Why Brady over Rodgers? Well if these guys are both such safe picks, which they are, why not go for the guy with more upside? Rodgers’ offense averaged 35 points per game last year, the first time in his career that his team exceeded the 30 points per game mark. In three of Brady’s last four healthy seasons, his offense has averaged over 30 points. And while the Packers’ 2012 offense is basically unchanged from 2011, the Patriots added Brandon Lloyd, who many are predicting could do what Randy Moss did for the Pats’ offense in 2007. You can’t go wrong with either QB, but I’m taking the one who has a better chance of throwing to a record-setting offense in 2012.

You wanted me to consider Drew Brees and Matthew Stafford for the top five in 2012? Here’s what I’m considering: We’ve always heard the Saints’ offense works so well because Brees and Sean Payton basically share a brain when it comes to running it. So what should we expect when half of that brain is banned from the team this year? Not worth the risk…Pass. As for Stafford, come talk to me when he has consecutive seasons of good health and elite numbers. Pass again.

Though it’s tempting to put Calvin Johnson in my picks, I’m going with three running backs to round out my top five. Welcome to the party, LeSean McCoy (#3), Ray Rice (#4) and Jamaal Charles (#5).

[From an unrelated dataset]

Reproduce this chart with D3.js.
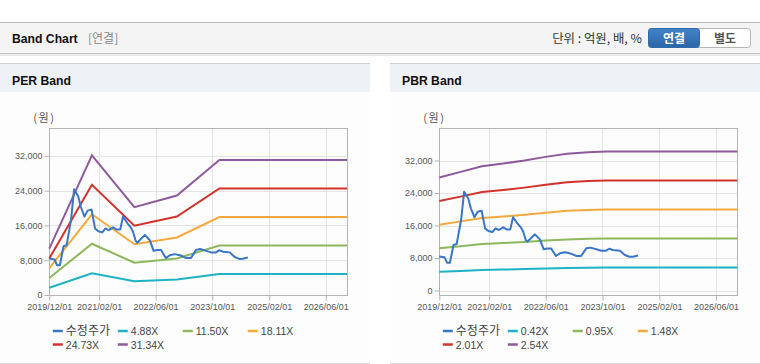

McCoy barely beats out Rice, my tiebreaker being “overall team offensive competence.” Since 2009, McCoy’s first season in the NFL, the Philadelphia offense has been significantly better than the Baltimore offense. I will always trust an offense that runs through Michael Vick to generate more scoring opportunities and longer drives than an offense that runs through Joe Flacco. I’d actually trust an offense that runs through me over a Flacco-led unit. And if you think McCoy can’t sustain his 20 touchdown total from 2011, think again and realize how badly the Eagles DON’T want Vick trying to run for TDs on the goal line.

And why Charles, coming off a lost season from an ACL tear in 2011, as my fifth-ranked fantasy player? Because most importantly, he looks like the Charles of old. Watching his preseason work so far, there’s no hint of any lingering issues from the knee injury. He’s had almost a full year to recover, and remember that before the injury Charles was the next big thing, the guy most likely to have a “Chris Johnson in 2009”-like season. True, it seems like he’ll never get more than 250-275 touches in Kansas City, but he didn’t need any more than that to produce over 1,900 total yards in 2010. The bonus is that the Chiefs play 10 games this year against teams that ranked in the bottom 12 in run defense in 2011. I like Charles’ odds to have some monster games against such soft defenses. You go ahead and enjoy a safer pick like Arian Foster. I’ll go for the home run. Oh, and Matt Cassel is the Chiefs’ quarterback. Romeo Crennel knows that. I think they’ll run the ball plenty.

Give us a sleeper, too, you say? A genius pick that no one else would have the balls to put out there? Look no further than Minnesota Vikings savior Christian Ponder. I’ll wait for the laughing to stop.

As a rookie in 2011, he played in nine full games, putting up double-digit fantasy points in six of those. In 2012 he has a (hopefully) healthy Percy Harvin and a shiny new toy in Jerome Simpson. Tell me you’d rather have a Sanchez, Cassel, Palmer or Locker, but then go look at Ponder’s preseason stats as well as the defenses he faces in weeks 7-14 this year (four consecutive game against teams ranked 22nd or worse in pass defense last year). Now tell me again with a straight face that you’d rather have those guys over Ponder. Can’t do it, can you?